On Friday, Harare human rights lawyer  Kudzi Kadzere wrote to Mnangagwa through Mbidzo, Muchadehama & Makoni Legal Practitioners,  demanding reversal of Sibanda’s appointment within  10 days.

The lawyer wrote: “Your Excellency, the term  ‘ex-officio’ is Latin meaning literally ‘from the office or by right of office.’ According to the Merriam-Webster Dictionary, ex officio means ‘as a result  of one’s status or position’ or denoting or relating to  a member of a body who holds the role as a result of  their status or another position they hold.

“In a board setup an ex officio member of the board has all the same rights, privileges, duties, an  obligations as any other board member, although in  the some cases the ex officio member cannot vote. 

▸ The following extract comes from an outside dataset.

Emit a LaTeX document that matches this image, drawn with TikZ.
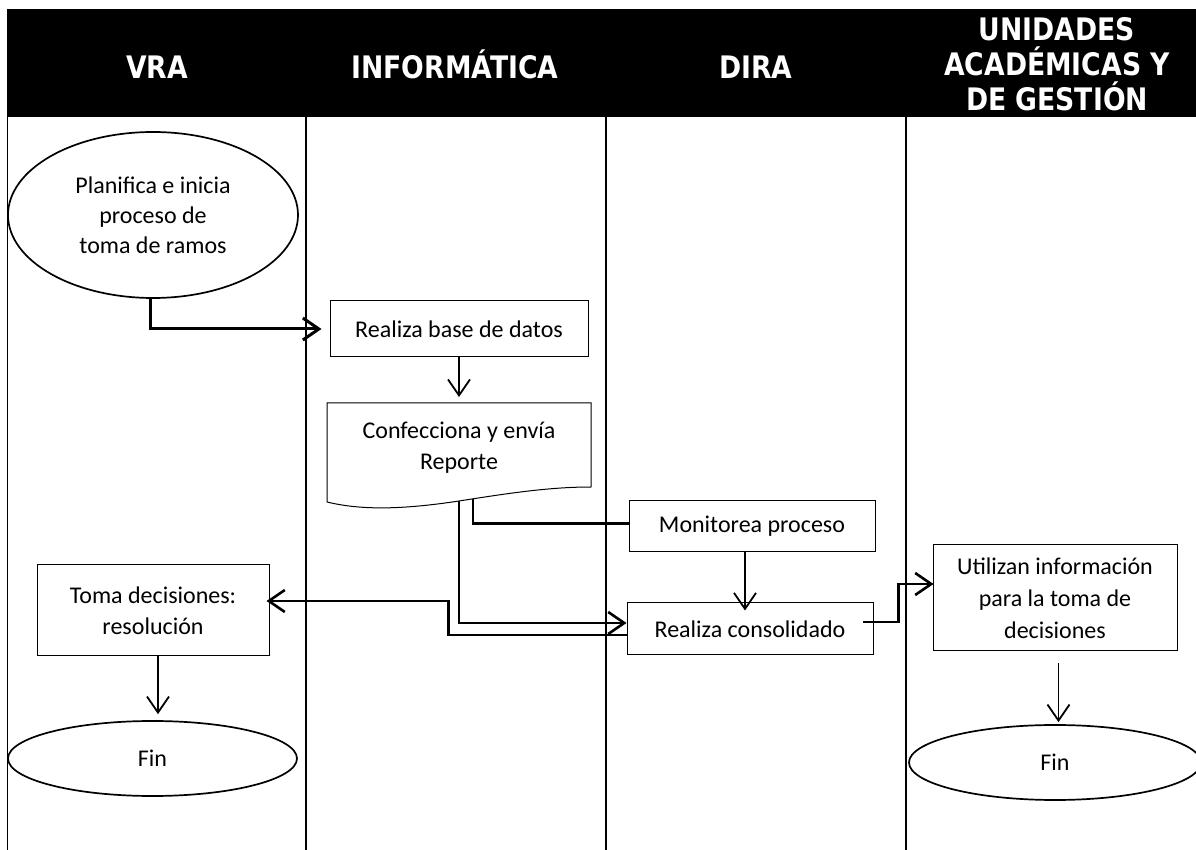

“It is therefore evident that your appointment  of General Sibanda as an ex-officio member of the  Zanu PF politburo puts a serving Commander of  the Defence Forces in an invidious position of acting or being seen as acting in a partisan manner, furthering the interests of the Zanu PF political party  prejudicing the interest of opposition political parties  and being seen or perceived as an active member or office bearer of the Zanu PF political party especially  given that he was appointed into the highest decision  making body of Zanu PF,” Kadzere’s lawyers said.